The state’s position remains one of bureaucratic assurance. The MPPCB, in a September 2025 affidavit to the high court, maintained that leachability tests showed heavy metals, including mercury, were “within prescribed limits” for disposal in a secured landfill. It argued that even if leachate contacted water sources, dilution would keep concentrations within permissible levels.

The high court, however, seems profoundly unconvinced by this logic of dilution. In a sharply worded order, it rejected the idea that a containment facility near human habitation could be considered safe merely because the State claims the science is sound. Citing Bhopal’s own history, the judges noted that “no amount of caution is in excess” when dealing with toxic waste. The ghost of 1984 explicitly informed the judiciary’s scepticism.

Unresolved Present

Until the mercury is accounted for—kilogram by kilogram, pathway by pathway—the question will not go away. For the people of Pithampur and Indore, now on the frontline, the fear is palpable. President of the Pithampur Bachao Samiti, Dr Hemant Hirole, says the government is misleading the people and the courts. Monika Solanki, vice president, warns, “This hazardous waste will contaminate all the water sources, affecting even the Yashwant Sagar reservoir of Indore.”

In Bhopal, a city that paid the ultimate price for official assurances and corporate negligence, missing mercury is not a technicality, it is a warning. For survivors, scientists and a growing number of citizens, the path is clear: make the polluter, Union Carbide and its owner Dow Chemical, pay for a complete, transparent, and internationally supervised cleanup under the Polluter Pays Principle. Until that happens, the ghost, in the form of unaccounted mercury, will continue to haunt.

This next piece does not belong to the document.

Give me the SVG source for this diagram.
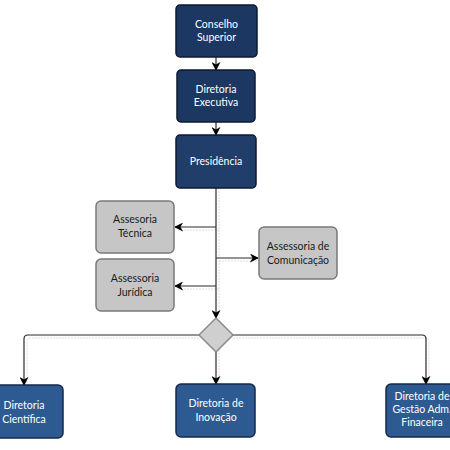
<svg xmlns="http://www.w3.org/2000/svg" width="450" height="450" viewBox="0 0 450 450">
<style>
.top{fill:#1c3762;stroke:#0e1a30;stroke-width:1.5}
.bot{fill:#2e5a92;stroke:#16294a;stroke-width:1.5}
.gray{fill:#c6c6c6;stroke:#7a7a7a;stroke-width:1.5}
.w{fill:#ffffff;font-family:Lato,"Open Sans",sans-serif;font-size:10.5px;text-anchor:middle}
.k{fill:#1a1a1a;font-family:Lato,"Open Sans",sans-serif;font-size:10.5px;text-anchor:middle}
.c{fill:none;stroke:#2a2a2a;stroke-width:1.2}
.s{fill:none;stroke:#dedede;stroke-width:1;stroke-dasharray:2 1}
</style>
<defs>
<marker id="a" viewBox="0 0 10 10" refX="9" refY="5" markerWidth="9" markerHeight="9" orient="auto" markerUnits="userSpaceOnUse">
<path d="M0,0 L10,5 L0,10 L3,5 Z" fill="#000"/>
</marker>
</defs>
<g id="connectors">
<path class="s" d="M219,188 V319"/>
<path class="s" d="M219,230 H177"/>
<path class="s" d="M219,261 H259"/>
<path class="s" d="M219,289 H177"/>
<path class="s" d="M219,338 V386"/>
<path class="s" d="M199,338 H31 Q27,338 27,342 V386"/>
<path class="s" d="M233,338 H425 Q429,338 429,342 V386"/>
<path class="c" d="M216,57 V70" marker-end="url(#a)"/>
<path class="c" d="M216,122 V135" marker-end="url(#a)"/>
<path class="c" d="M216,188 V318" marker-end="url(#a)"/>
<path class="c" d="M216,227 H175" marker-end="url(#a)"/>
<path class="c" d="M216,258 H258" marker-end="url(#a)"/>
<path class="c" d="M216,286 H175" marker-end="url(#a)"/>
<path class="c" d="M216,351 V384" marker-end="url(#a)"/>
<path class="c" d="M199,335 H28 Q24,335 24,339 V385" marker-end="url(#a)"/>
<path class="c" d="M233,335 H422 Q426,335 426,339 V384" marker-end="url(#a)"/>
</g>
<g id="conselho">
<rect class="top" x="176" y="5" width="81" height="52" rx="4"/>
<text class="w" x="216.5" y="28">Conselho</text>
<text class="w" x="216.5" y="41">Superior</text>
</g>
<g id="executiva">
<rect class="top" x="177" y="70" width="78" height="52" rx="4"/>
<text class="w" x="216" y="93">Diretoria</text>
<text class="w" x="216" y="106">Executiva</text>
</g>
<g id="presidencia">
<rect class="top" x="176" y="135" width="80" height="53" rx="4" style="fill:#213d69"/>
<text class="w" x="216" y="165">Presidência</text>
</g>
<g id="tecnica">
<rect class="gray" x="96" y="201" width="78" height="52" rx="5"/>
<text class="k" x="135" y="223">Assesoria</text>
<text class="k" x="135" y="237">Técnica</text>
</g>
<g id="comunicacao">
<rect class="gray" x="259" y="227" width="78" height="52" rx="5"/>
<text class="k" x="298" y="250">Assessoria de</text>
<text class="k" x="298" y="264">Comunicação</text>
</g>
<g id="juridica">
<rect class="gray" x="96" y="259" width="78" height="52" rx="5"/>
<text class="k" x="135" y="282">Assessoria</text>
<text class="k" x="135" y="296">Jurídica</text>
</g>
<g id="decisao">
<polygon points="216,318 233,335 216,352 199,335" fill="#cfcfcf" stroke="#8a8a8a" stroke-width="1.5"/>
</g>
<g id="cientifica">
<rect class="bot" x="-16" y="385" width="79" height="53" rx="5"/>
<text class="w" x="24" y="409">Diretoria</text>
<text class="w" x="24" y="423">Científica</text>
</g>
<g id="inovacao">
<rect class="bot" x="176" y="384" width="79" height="53" rx="5"/>
<text class="w" x="216" y="407">Diretoria de</text>
<text class="w" x="216" y="421">Inovação</text>
</g>
<g id="gestao">
<rect class="bot" x="386" y="384" width="80" height="53" rx="5"/>
<text class="w" x="422" y="400">Diretoria de</text>
<text class="w" x="422" y="413">Gestão Adm.</text>
<text class="w" x="422" y="426">Finaceira</text>
</g>
</svg>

Rakesh K Chitkara, who was a vice president, South Asia of Dow Chemicals, further sums it up well: “India’s environmental failures are no longer about capability; they are about the will. The Bhopal case remains unresolved, not due to technical difficulties, but rather due to a persistent reluctance to disclose fully, make firm decisions, and conclude transparently. Missing data, deferred accountability, and endless procedural loops may satisfy files and affidavits, but they do not satisfy science or the public trust.”